Need for recursive mutex?
Suppose there is a recursive function that acquires lock before calling itself as shown below:
recursive_function()
{
.
.
.
m.lock();
recursive_function();
m.unlock();
}Now the thread T1 will enter the function and locks itself. Again, it will recursively call the function, and tries to acquire the lock. But it has already acquired the lock previously, it will wait for that lock to get unlocked. This will result in a dead lock situation.
To solve this, we have recursive mutex.
Recursive Mutex:
When you lock using recursive mutex, it will first check if the mutex is locked. If the mutex is locked by the same thread that is asking for the lock, then it will allow to lock multiple times.

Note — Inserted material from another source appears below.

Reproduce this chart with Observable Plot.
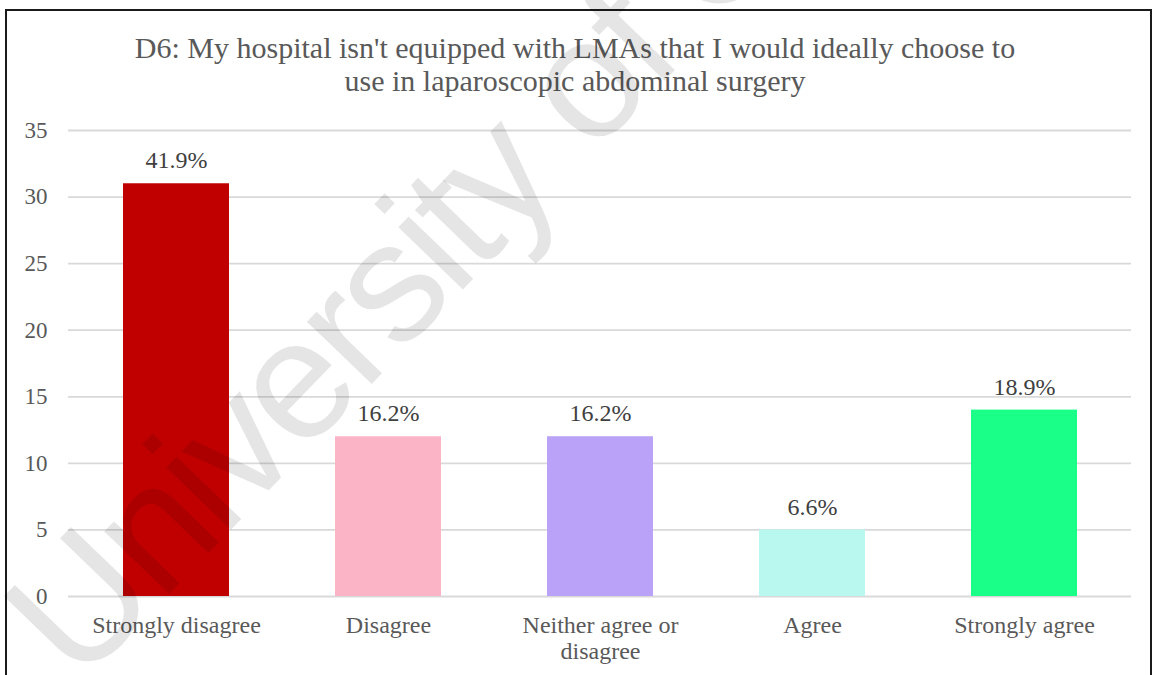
<!DOCTYPE html>
<html>
<head>
<meta charset="utf-8">
<script src="https://cdn.jsdelivr.net/npm/d3@7"></script>
<script src="https://cdn.jsdelivr.net/npm/@observablehq/plot@0.6"></script>
<style>
  html, body { margin: 0; padding: 0; background: #fff; overflow: hidden; }
  #wrap { position: relative; width: 1162px; height: 675px; overflow: hidden; }
  #frame {
    position: absolute; left: 5px; top: 9px; width: 1147px; height: 700px;
    border: 2px solid #1a1a1a; box-sizing: border-box; pointer-events: none;
  }
  #title {
    font-family: "Liberation Serif", "Times New Roman", serif;
    font-size: 30px; line-height: 33px; color: #595959;
    text-align: center; box-sizing: border-box;
    width: 1150px; height: 105px; padding-top: 31px;
  }
  #mark {
    position: absolute; left: 0; top: 0; white-space: nowrap;
    font-family: "Liberation Sans", Arial, sans-serif; font-size: 170px; line-height: normal;
    letter-spacing: -5px;
    color: rgba(0, 0, 0, 0.1); transform-origin: 0 0; pointer-events: none;
  }
</style>
</head>
<body>
<div id="wrap">
  <div id="title">D6: My hospital isn't equipped with LMAs that I would ideally choose to<br>use in laparoscopic abdominal surgery</div>
  <div id="chart"></div>
  <div id="frame"></div>
  <div id="mark">University of Cape Town</div>
</div>
<script>
// Survey responses (counts) and the percentage shown above each bar
const categories = ["Strongly disagree", "Disagree", "Neither agree or disagree", "Agree", "Strongly agree"];
const axisLabels = ["Strongly disagree", "Disagree", "Neither agree or\ndisagree", "Agree", "Strongly agree"];
const counts = [31, 12, 12, 5, 14];
const percentLabels = ["41.9%", "16.2%", "16.2%", "6.6%", "18.9%"];
const barColors = ["#C00000", "#FAB4C6", "#B9A2F8", "#B8F8EE", "#19FF87"];
const yTicks = [0, 5, 10, 15, 20, 25, 30, 35];

const rows = categories.map((c, i) => ({category: c, count: counts[i], label: percentLabels[i]}));
const labelOf = new Map(categories.map((c, i) => [c, axisLabels[i]]));

const serif = "Liberation Serif, Times New Roman, serif";

const chart = Plot.plot({
  width: 1162,
  height: 570,
  marginLeft: 68,
  marginRight: 31,
  marginTop: 25,
  marginBottom: 79,
  style: {fontFamily: serif, fontSize: "23px", color: "#595959", background: "transparent"},
  x: {domain: categories, paddingInner: 0.5, paddingOuter: 0.25, label: null},
  y: {domain: [0, 35], label: null},
  color: {domain: categories, range: barColors},
  marks: [
    Plot.ruleY(yTicks, {stroke: "#d9d9d9", strokeWidth: 1.8}),
    Plot.barY(rows, {x: "category", y: "count", fill: "category"}),
    Plot.text(rows, {
      x: "category", y: "count", text: "label", dy: -23,
      fill: "#404040", fontSize: 24, fontFamily: serif
    }),
    Plot.axisY({ticks: yTicks, tickSize: 0, tickPadding: 21, fontSize: 23, fill: "#595959"}),
    Plot.axisX({
      tickSize: 0, tickPadding: 17, fontSize: 24, fill: "#595959",
      tickFormat: d => labelOf.get(d), lineHeight: 1.12
    })
  ]
});
document.getElementById("chart").appendChild(chart);

// Faint diagonal watermark across the chart
document.getElementById("mark").style.transform = "translate(-34px, 578px) rotate(-46deg)";
</script>
</body>
</html>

Now again, the number of times you lock the mutex, the same number of times unlock should be called. But in our example, we have written unlock after the recursive call.
Hence if we use normal mutex, it will unlock only once. But if you use recursive mutex, then it will call unlock for exact number of times it has locked.
Recursive mutex will work for recursion and also for looping cases.
Recursive mutex is a class in C++ available in STD library.
std::recursive_mutex;
Member Functions include:
lock();
try_lock();
unlock();
Now we shall understand recursive_mutex with help of an example.:
Example 1: recursive_mutex for recursion:
#include <iostream> // std::cout
#include <chrono> // std::chrono::milliseconds
#include <thread> // std::thread
#include <mutex> // std::timed_mutex
// for more tutorials visit www.ProDeveloperTutorial.com
using namespace std;
std::recursive_mutex mtx;
int count_num = 0;
// thread_num will give the name of thread.
// val will give number of times to loop.
void recursion_fun (int thread_num, int val)
{
if(val < 0) // base case to end recursion
return;
mtx.lock();
cout<<"Thread "<<thread_num<<" count = "<<count_num++<<endl;
recursion_fun(thread_num, --val);
mtx.unlock();
}
int main ()
{
std::thread t1 (recursion_fun, 1, 5);
std::thread t2 (recursion_fun, 2, 6);
t1.join();
t2.join();
return 0;
}Output:
Thread 2 count = 0
Thread 2 count = 1
Thread 2 count = 2
Thread 2 count = 3
Thread 2 count = 4
Thread 2 count = 5
Thread 2 count = 6
Thread 1 count = 7
Thread 1 count = 8
Thread 1 count = 9
Thread 1 count = 10
Thread 1 count = 11
Thread 1 count = 12